Can a bankrupt city like Detroit (not) afford light rail?

Tom Jankowski, all around fabulous guy, and one of the leading lights at Wayne State’s Institute of Gerontology  passes along this story from the Detroit Free Press about the cancellation of Detroit’s Light Rail construction program.

There’s a lot to discuss in this story, and in some ways it epitomizes the contemporary debates we are having over high speed rail and a second stimulus.

1. I’m going to risk getting criticized for indulging in “Ruin Porn” because we have a lot to learn from this particular policy, and if there is another city more mischaracterized among snobby urbanists than my beloved Los Angeles, I’ve yet to see it. Before we go too far in, we can start by saying there’s a lot to Detroit besides population and employment decline.
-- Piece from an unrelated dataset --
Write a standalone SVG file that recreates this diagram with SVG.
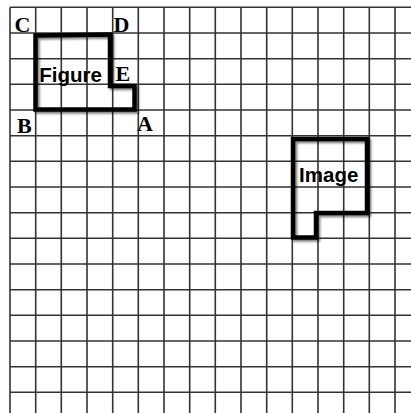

But there is still population and employment decline, and that’s what gets us to the first fundamental question: what is the marginal productivity of relatively expensive capital investments in mobility in places where you are facing long-term population decline?

The optimistic side says that it’s exactly these types of investments that create transit miracles and rejuvenate places like Detroit. We can’t afford not to do it.

The pessimistic side says that every dollar we spend in declining places is a dollar chasing riders who will never materialize. Better to help them with some level of transit service, with buses, than throwing good money after bad. Target intense, expensive investment dollars in growing places, like San Diego and Portland.

I’m of camp 2, but that doesn’t mean I’m not sympathetic to camp 1. It’s just that I’d rather see investments in human capital, which is mobile, in places like Detroit at this point, so that if the gamble fails and decline continues, we haven’t created a very expensive ghost system. (i.e., places like Detroit strike me as exemplars of where people-based rather than place-based economic development interventions make more sense.)

2. The reason the Feds backed away here concerns the operating deficit that nobody local seems willing to fill. And Detroit, like any number of US cities, is trundling towards outright default–in four months. What I don’t understand is why there is money to operate buses, supposedly, but not the light rail. Drivers are drivers; they cost money. Management and maintenance cost money. While I think that the operating cost savings that light rail advocates have always claimed for light rail are overstated, it’s not like buses are free. I’m having trouble understanding where the money for bus operations comes from if it wasn’t there for light rail operations.

3. Howver, assuming the Feds are right, the operating deficit problem here is one of the dangers of letting cities become so fiscally fragile that they can not run basic services like transit even with with a large capital subsidy from Federal sources. And the problem captures one of the whipsaws for making land and property taxes so utterly verboten in urban politics. As the story suggests, there were businesses and philanthropists lined up to put money in the plan. Businesses and nonprofits (like museums) are willing to do so because rail can bring customers, giving them a nice boost–both in terms of customers and in terms of the relative value of their landholdings proximate to the facility.

Our allergy to land taxation means that although some businesses are willing to pony up to cover capital investment, few want to be on the hook forever for operations. For systems that run on a deficit, like most transit services, that means you need other funding sources. You have fares for part of operations, but if you can’t go to the city’s general fund, where do you go? Voters are not fond of approving taxes for operating funds; they like project lists in exchange for new local taxes. So the major value added of service accrues to real estate, but our ability to recapture that value back into the system is extremely limited by voter preferences.

What’s a place like Detroit supposed to do?